What Is Non-Duality?
As my teacher and friend Francis Lucille writes:
Advaita is a Sanskrit word that literally means “not two”. Synonyms of Advaita are non-duality (nonduality, non duality). Advaita is not a philosophy or a religion. Non-duality is an experience in which there is no separation between subject and object; a “me” and the rest of the universe; a “me” and God. It is the experience of consciousness, our true nature, which reveals itself as absolute happiness, love and beauty. Consciousness is defined as that, whatever that is, which is aware of these very words right here, right now.
The most well-known of nondual spiritual traditions include Buddhist Zen, Ch’an, Dzogchen and Mahamudra; the Advaita Vedanta of Hinduism; and Taoism. The mystical traditions of Islam (viz. Sufism), Judaism (viz. Kabbalah) and Christianity are also expressions of this perennial wisdom.
Using the language specific to Dzogchen, we could say that Teachers of Nonduality abide in the “self-perfected state of all beings” – and transmit this living knowledge directly to those who are interested.
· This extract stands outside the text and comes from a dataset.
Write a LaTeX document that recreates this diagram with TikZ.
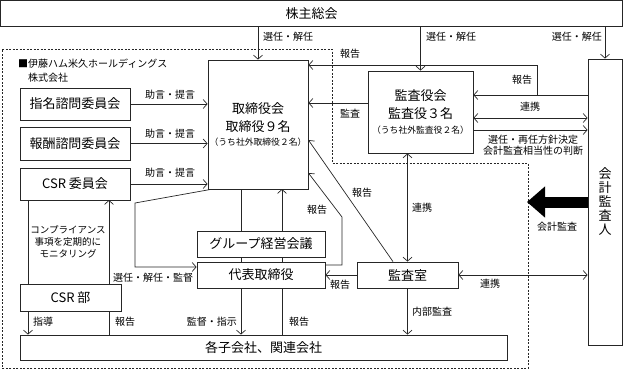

Using the language specific to Advaita Vedanta, we could say that the essential understanding and experience is that there is only one Reality — which is Pure Awareness, your True Self.
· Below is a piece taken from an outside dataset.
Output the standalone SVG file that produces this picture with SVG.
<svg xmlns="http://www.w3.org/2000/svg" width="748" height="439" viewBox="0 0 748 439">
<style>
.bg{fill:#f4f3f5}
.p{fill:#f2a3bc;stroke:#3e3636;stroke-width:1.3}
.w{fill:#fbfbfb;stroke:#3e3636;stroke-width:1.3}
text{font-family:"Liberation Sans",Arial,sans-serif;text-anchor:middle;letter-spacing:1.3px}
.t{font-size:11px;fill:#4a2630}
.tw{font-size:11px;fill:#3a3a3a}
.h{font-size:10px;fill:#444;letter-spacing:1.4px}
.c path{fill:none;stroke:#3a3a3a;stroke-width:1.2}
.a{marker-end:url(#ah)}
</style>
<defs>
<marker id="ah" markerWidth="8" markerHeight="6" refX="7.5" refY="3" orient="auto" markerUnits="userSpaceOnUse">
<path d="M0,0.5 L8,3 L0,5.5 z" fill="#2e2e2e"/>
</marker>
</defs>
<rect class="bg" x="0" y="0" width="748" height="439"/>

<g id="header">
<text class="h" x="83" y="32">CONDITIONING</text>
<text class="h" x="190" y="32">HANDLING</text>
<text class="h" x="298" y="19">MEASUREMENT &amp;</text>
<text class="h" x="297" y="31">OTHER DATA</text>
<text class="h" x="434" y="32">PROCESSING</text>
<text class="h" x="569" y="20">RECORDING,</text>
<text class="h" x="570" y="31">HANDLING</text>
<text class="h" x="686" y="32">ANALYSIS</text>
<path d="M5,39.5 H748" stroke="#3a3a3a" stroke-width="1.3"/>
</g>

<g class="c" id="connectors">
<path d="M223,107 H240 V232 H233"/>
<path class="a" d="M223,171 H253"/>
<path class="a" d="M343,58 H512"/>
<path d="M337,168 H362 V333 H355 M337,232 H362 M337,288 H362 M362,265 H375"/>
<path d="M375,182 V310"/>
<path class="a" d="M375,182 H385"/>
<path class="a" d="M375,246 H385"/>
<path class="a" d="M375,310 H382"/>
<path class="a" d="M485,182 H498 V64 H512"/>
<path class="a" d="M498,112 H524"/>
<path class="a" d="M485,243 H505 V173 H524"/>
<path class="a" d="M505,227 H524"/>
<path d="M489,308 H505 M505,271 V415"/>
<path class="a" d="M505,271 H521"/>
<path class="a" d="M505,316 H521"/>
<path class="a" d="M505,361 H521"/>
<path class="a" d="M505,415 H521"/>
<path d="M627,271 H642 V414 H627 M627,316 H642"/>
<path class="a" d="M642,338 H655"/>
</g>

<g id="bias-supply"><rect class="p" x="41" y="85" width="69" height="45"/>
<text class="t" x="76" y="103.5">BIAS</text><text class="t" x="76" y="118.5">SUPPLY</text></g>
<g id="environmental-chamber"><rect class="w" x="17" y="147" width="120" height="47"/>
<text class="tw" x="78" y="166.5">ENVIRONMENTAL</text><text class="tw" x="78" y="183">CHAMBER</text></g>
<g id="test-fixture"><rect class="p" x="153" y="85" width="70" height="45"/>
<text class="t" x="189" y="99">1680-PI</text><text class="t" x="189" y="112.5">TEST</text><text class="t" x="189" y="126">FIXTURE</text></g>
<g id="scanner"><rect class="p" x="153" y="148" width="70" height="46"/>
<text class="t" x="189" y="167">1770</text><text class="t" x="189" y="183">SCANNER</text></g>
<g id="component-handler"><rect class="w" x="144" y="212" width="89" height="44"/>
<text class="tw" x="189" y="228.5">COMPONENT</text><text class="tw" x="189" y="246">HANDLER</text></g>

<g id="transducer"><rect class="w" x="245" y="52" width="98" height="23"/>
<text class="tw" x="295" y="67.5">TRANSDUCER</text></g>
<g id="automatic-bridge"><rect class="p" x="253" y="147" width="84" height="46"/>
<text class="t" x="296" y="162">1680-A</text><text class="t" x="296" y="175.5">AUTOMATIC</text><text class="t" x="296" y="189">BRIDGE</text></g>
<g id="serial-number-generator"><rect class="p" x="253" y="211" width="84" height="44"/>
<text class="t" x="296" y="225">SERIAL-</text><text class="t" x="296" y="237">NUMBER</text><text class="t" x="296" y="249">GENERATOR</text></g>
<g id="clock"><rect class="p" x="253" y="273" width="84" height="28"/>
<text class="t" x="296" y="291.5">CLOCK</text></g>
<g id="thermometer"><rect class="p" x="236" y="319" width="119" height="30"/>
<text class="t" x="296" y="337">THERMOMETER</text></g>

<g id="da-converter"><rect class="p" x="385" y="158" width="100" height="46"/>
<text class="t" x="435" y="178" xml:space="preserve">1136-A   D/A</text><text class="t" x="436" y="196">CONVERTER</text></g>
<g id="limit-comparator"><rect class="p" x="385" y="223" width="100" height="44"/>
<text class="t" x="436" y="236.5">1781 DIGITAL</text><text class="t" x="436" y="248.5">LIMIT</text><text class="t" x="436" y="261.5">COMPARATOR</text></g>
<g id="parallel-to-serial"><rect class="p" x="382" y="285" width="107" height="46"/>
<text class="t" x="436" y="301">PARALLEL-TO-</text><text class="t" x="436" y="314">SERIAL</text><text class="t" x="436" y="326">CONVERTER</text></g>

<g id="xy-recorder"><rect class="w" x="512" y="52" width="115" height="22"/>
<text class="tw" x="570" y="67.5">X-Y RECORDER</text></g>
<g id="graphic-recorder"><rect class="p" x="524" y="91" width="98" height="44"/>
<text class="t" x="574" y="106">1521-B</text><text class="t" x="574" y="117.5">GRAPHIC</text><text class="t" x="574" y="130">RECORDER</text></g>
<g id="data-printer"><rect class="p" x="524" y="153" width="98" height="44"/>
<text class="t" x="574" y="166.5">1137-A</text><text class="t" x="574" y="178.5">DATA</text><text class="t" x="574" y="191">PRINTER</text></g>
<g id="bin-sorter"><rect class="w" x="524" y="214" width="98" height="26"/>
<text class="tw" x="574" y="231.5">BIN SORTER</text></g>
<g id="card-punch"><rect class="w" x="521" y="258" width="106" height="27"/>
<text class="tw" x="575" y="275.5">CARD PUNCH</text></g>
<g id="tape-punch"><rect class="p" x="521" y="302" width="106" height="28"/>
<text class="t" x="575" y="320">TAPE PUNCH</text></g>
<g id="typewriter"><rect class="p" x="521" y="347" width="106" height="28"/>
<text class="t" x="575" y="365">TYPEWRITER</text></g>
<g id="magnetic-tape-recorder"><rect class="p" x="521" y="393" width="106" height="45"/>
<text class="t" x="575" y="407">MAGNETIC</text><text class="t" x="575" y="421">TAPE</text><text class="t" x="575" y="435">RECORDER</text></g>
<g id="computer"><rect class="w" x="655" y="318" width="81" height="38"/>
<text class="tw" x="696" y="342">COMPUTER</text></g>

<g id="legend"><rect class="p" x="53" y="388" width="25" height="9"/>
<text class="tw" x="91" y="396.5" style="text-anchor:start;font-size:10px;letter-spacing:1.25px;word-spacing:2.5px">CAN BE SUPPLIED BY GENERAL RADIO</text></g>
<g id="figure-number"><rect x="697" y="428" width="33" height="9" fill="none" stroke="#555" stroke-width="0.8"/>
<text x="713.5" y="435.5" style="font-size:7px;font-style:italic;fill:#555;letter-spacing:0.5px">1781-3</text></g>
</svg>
For a much more detailed introduction to various approaches to nondual inquiry, see Elizabeth’s Review of David Loy’s Nonduality: A Study In Comparative Philosophy. This essay offers distinctions and lines of reasoning that may help to clarify your conceptual understanding.
But remember: The final understanding is wholly non-conceptual and — in its essence — utterly simple!